O Carpina fala com o retirante que esteve
de fora, sem tomar parte em nada.

João Cabral de Melo Neto

(...) -- Severino retirante, deixe agora que lhe diga: eu não sei bem a resposta da pergunta que fazia, se não vale mais saltar fora da ponte e da vida; nem conheço essa resposta, se quer mesmo que lhe diga; é difícil defender, só com palavras, a vida, ainda mais quando ela é esta que vê, Severina; mas se responder não pude à pergunta que fazia, ela, a vida, a respondeu com sua presença viva. E não há melhor resposta que o espetáculo da vida: vê-la desfiar seu fio, que também se chama vida, ver a fábrica que ela mesma, teimosamente, se fabrica, vê-la brotar como há pouco em nova vida explodida; mesmo quando é assim pequena a explosão, como a ocorrida; mesmo quando é uma explosão como a de há pouco, franzina; mesmo quando é a explosão

de uma vida Severina.

                                          Poesias completas. cit. p. 236-41.

Entendendo o poema:

01 – De acordo com o texto de o significado das palavras abaixo:  

·        Aratu: pequeno caranguejo de cabeça triangular.

·    Goiamum: tipo de crustáceo que vive em lugares lamacentos, em tocas que ele mesmo cava.

·        Monturo: grande quantidade de lixo.

·   Jereré: aparelho feito de madeira e rede usado na pesca de siris, camarões e peixes pequenos.

·        Mucambo: barraco.

·        Carpina: carpinteiro.

02 – Severino é um substantivo próprio, é o nome do retirante, protagonista da história. No entanto, a palavra severino é empregada como adjetivo nas expressões “morte severina” e “vida severina”. Interprete: qual é o sentido da palavra severina nessas situações?

      Em “morte severina”, tem o sentido de uma morte anunciada pelas péssimas condições de vida; e em “vida severina”, de uma vida sofrida, de luta pela sobrevivência.

03 – De origem medieval, os autos são textos teatrais que representam um nascimento, quase sempre o de Cristo, encenado por ocasião das festas do Natal.
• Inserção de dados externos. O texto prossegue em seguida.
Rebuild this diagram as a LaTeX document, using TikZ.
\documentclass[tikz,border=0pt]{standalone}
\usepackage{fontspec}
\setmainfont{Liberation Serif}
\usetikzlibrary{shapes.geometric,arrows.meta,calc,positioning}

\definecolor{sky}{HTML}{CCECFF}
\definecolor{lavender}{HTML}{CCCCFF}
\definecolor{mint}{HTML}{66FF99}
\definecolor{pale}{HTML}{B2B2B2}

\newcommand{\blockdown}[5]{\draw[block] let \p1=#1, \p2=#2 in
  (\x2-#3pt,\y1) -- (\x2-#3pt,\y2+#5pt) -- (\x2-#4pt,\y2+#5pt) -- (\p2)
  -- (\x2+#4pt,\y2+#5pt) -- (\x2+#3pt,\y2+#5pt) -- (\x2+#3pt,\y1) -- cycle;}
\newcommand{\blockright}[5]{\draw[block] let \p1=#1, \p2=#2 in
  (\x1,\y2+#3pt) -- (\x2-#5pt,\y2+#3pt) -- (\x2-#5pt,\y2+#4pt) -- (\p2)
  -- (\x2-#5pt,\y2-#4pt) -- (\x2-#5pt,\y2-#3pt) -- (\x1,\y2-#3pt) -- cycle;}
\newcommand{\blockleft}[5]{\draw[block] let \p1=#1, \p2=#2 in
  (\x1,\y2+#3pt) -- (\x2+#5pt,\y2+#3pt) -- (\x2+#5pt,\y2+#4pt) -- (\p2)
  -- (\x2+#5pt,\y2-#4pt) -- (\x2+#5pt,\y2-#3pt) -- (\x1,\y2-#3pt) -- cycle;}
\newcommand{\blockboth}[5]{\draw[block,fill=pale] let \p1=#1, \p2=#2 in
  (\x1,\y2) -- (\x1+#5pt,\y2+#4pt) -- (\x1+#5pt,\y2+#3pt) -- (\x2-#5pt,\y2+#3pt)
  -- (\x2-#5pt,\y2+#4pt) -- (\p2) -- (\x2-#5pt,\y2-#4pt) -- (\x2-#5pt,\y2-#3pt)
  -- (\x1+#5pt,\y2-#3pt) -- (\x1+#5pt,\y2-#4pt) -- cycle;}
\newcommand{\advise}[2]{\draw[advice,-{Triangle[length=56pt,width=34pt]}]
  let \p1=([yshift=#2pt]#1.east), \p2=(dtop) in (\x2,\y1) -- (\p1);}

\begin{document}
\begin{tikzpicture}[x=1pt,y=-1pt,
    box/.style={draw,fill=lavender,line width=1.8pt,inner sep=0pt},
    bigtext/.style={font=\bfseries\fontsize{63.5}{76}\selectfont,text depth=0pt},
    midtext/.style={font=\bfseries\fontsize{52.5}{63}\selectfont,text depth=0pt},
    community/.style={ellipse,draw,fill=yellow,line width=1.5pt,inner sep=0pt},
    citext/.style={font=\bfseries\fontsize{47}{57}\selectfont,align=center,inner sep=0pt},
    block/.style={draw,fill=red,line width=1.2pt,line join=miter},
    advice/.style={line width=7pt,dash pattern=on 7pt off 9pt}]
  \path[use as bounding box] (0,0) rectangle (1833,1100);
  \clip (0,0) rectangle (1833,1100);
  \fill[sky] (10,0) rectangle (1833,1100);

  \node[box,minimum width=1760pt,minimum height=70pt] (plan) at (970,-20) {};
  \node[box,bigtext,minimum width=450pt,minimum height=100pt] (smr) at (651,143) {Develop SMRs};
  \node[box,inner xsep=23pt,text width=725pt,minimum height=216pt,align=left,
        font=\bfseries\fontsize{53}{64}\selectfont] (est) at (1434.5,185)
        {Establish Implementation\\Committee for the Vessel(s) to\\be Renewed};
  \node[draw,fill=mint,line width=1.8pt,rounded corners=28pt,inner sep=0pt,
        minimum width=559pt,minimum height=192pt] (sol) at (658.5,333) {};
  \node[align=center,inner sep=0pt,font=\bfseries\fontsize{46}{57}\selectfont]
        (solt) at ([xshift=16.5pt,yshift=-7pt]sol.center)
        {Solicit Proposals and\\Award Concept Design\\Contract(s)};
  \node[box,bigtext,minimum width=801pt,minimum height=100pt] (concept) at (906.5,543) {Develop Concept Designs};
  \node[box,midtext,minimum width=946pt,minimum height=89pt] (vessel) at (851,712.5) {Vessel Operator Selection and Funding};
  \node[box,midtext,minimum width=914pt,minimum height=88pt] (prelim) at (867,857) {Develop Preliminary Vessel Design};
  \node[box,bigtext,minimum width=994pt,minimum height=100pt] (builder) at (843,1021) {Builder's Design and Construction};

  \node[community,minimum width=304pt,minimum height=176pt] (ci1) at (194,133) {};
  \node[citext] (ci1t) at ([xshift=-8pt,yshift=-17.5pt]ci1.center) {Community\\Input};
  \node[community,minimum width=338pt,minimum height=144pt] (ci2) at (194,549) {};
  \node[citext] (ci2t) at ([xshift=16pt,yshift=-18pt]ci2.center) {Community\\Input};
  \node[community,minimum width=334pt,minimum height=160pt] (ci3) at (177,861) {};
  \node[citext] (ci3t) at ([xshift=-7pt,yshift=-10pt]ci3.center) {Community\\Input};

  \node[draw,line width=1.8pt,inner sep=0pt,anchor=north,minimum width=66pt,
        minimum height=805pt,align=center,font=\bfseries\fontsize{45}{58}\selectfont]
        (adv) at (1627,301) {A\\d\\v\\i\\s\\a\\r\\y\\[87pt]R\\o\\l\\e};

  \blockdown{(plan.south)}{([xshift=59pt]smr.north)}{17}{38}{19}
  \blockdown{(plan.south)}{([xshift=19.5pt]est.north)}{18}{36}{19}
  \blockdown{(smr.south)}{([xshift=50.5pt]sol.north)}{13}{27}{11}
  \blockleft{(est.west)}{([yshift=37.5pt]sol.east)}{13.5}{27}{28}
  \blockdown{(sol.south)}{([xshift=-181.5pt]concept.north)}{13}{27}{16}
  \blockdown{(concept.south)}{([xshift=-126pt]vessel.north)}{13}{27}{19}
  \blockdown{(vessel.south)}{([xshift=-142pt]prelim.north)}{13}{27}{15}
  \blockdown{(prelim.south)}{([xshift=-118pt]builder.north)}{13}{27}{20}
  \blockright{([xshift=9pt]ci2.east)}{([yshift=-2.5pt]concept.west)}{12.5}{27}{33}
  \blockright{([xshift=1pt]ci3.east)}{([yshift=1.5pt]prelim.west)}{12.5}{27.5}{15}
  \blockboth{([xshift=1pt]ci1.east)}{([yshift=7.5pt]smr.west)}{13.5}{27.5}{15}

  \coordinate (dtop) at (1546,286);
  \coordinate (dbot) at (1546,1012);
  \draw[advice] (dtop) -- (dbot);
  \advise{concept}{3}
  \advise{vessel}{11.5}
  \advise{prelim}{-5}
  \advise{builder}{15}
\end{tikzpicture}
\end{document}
No fragmento lido de Morte e vida severina:

a)   A presença de duas personagens confere ambientação mística à cena. Quais são essas personagens?

As duas ciganas.

b)   Elas correspondem a que personagens da cena do nascimento de Cristo?
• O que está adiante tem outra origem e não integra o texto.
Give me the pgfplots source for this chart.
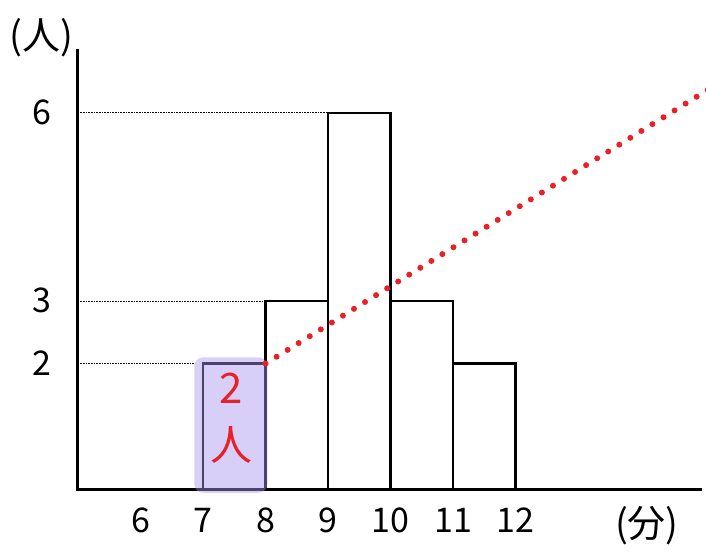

Correspondem aos três reis magos.

c)   O que há em comum entre o bebê nascido e Cristo?

A origem humilde, o conteúdo de esperança que representa, o destino incerto.

04 – Ambas as ciganas fazem previsões quanto ao futuro bebê.

a)   Em que se diferenciam as previsões?

A primeira cigana prevê que o bebê será um homem ligado ao rio; a segunda, que será um operário.

b)   Em que se assemelham?

Em ambas as profissões, ele será um homem socialmente marginalizado, mais um severino.

05 – Na conversa entre Severino e mestre carpina, o retirante pergunta ao mestre “se não vale mais saltar / fora da ponte e da vida”. De acordo com o texto:

a)   Quem acaba respondendo a Severino?

A vida.

b)   Qual é a resposta dada?

A vida, mesmo quando severina, vale a pena.

06 – Nos últimos versos, mestre capina diz:

        “Mesmo quando é uma explosão
         como a de há pouco, franzina;
         mesmo quando é a explosão
         de uma vida severina.”

        O texto, no conjunto, faz uma forte crítica social. Contudo, pela ótica que ele apresenta, há esperança?

      Sim, pois cada vida que brota, mesmo tendo um destino “severino”, renova as esperanças de uma vida melhor.

07 – A explosão de mais “uma vida severina” parece dar continuidade a essa corrente de severinos. Eles não estão somente no sertão seco do Nordeste; estão em todo o país, severinamente lutando contra a “morte em vida”.

a)   Afinal, quem são os severinos deste país?

Resposta pessoal do aluno. Sugestão: São os trabalhadores em geral, que, no campo ou na cidade, lutam pela vida, apesar da miséria, da ineficácia dos governantes, da corrupção, etc.

b)   Como se justifica o título da obra: Morte e vida severina?

Morte e vida se equivalem, pois a vida é uma luta constante contra a morte, uma luta para manter-se a vida, mesmo que “severina”, isto é, sofrida.